Cooperation, though, has become a 21st-century miasma. The mass media assigns names to cooperation, all of them bad: Communist; Socialist; Union organizer; Community organizer. Oddly, they have few bad names for capitalism. And capitalism isn’t even whispering sweet nothings in our ears while it sodomizes us. Yet the laundry soap sponsored media assures us that we don’t need to effect a breakup. That is some decidedly strange crosstalk. Maybe it’s time to strip the bad associations from words that encourage cooperation and get back to what has ensured human success for the past couple of mega-annum.

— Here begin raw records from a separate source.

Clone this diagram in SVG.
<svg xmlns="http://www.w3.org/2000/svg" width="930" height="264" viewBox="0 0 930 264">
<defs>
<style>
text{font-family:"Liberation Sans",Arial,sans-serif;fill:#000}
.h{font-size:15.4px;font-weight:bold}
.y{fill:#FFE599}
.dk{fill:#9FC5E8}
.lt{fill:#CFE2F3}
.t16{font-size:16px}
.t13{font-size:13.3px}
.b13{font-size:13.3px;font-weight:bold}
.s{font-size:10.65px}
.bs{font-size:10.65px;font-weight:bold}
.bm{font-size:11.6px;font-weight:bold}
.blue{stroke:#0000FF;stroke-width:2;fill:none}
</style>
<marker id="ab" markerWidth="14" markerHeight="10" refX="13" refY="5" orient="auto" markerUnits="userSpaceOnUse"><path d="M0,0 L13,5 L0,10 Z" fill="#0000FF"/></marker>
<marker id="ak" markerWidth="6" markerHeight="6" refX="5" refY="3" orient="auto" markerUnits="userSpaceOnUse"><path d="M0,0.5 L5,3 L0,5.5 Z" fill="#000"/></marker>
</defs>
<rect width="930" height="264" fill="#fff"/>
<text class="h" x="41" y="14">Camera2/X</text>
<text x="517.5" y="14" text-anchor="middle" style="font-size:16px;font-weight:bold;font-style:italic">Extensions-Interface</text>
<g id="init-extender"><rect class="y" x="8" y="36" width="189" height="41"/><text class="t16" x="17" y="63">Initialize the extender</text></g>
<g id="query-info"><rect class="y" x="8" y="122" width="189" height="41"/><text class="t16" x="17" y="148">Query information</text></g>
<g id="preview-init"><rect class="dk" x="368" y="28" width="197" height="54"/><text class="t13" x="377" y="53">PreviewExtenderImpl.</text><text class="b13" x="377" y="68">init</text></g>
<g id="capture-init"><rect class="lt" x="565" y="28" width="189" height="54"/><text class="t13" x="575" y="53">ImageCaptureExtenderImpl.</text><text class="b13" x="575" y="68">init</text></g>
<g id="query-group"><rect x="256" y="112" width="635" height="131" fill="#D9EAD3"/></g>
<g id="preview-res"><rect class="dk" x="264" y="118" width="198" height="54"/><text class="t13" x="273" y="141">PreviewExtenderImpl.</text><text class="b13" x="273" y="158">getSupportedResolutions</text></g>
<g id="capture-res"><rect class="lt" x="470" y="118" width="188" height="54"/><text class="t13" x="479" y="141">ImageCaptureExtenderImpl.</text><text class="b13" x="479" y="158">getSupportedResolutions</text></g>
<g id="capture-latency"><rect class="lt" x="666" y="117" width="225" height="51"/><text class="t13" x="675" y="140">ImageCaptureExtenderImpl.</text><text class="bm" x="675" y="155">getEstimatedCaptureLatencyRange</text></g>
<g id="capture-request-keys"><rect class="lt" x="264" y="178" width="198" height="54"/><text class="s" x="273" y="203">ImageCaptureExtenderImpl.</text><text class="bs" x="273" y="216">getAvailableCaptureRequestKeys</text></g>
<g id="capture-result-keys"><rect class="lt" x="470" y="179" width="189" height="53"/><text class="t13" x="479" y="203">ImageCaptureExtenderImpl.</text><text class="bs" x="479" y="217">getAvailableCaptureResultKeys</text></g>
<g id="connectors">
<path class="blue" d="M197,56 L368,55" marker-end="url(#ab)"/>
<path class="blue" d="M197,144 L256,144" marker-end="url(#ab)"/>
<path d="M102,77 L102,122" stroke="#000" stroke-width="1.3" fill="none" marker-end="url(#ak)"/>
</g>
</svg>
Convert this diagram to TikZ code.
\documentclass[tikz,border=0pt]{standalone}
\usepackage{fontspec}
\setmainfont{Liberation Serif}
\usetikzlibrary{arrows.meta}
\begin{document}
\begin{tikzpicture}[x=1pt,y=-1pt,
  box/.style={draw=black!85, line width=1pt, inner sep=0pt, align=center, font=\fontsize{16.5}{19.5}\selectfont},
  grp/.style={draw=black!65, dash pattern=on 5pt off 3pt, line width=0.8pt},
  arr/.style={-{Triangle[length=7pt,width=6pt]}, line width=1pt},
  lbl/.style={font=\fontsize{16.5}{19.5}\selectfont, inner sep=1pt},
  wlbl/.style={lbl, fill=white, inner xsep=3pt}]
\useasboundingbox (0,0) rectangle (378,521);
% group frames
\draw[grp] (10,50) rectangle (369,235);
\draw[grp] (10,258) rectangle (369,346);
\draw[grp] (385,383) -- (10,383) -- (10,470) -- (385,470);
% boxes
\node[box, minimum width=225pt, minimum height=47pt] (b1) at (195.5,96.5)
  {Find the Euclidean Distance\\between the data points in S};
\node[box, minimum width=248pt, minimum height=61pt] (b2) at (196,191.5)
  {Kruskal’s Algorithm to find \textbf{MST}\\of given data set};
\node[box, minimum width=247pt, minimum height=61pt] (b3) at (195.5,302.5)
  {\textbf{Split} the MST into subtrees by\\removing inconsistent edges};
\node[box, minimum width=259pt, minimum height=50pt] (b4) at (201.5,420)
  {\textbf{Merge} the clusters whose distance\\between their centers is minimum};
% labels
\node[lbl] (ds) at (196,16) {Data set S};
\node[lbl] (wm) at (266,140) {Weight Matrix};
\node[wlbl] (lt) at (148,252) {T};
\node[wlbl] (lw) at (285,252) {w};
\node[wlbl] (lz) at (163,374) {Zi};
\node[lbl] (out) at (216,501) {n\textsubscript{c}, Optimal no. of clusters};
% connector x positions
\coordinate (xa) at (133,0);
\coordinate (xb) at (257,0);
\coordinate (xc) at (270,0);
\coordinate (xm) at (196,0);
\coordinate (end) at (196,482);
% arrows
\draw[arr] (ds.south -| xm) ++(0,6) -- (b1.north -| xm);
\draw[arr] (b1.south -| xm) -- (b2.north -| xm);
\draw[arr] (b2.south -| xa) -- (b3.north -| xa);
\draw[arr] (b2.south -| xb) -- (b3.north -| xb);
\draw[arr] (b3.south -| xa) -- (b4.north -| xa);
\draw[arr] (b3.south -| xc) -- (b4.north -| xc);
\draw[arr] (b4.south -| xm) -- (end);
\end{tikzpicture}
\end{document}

Back on the savanna, leadership came from those who led. We weren’t sophisticated enough to follow the careful triangulation of politicians or fund managers telling us what we want to hear—or worse, the lies we already believe. Maybe we need to get back to that. Back to a message that, while less palatable, is more simple, more squarely aligned with the story already recorded in layers of stone: You and I, sisters and brothers, need each other. We need to band together to keep moving on. The people who paid for the microphone don’t have our best interests at heart. Oh, yes, and as Bob Dylan said, we need to tell it and think it and speak it and breath it.
My message of hope? We get to decide the thickness of the stone that records our passage on this planet. Something a little thicker than cigarette paper would be nice. For that, we need to get back to what got us this far to begin with. Just like the past 100,000 generations, we were born with the only tools we need. We just have to add some heart.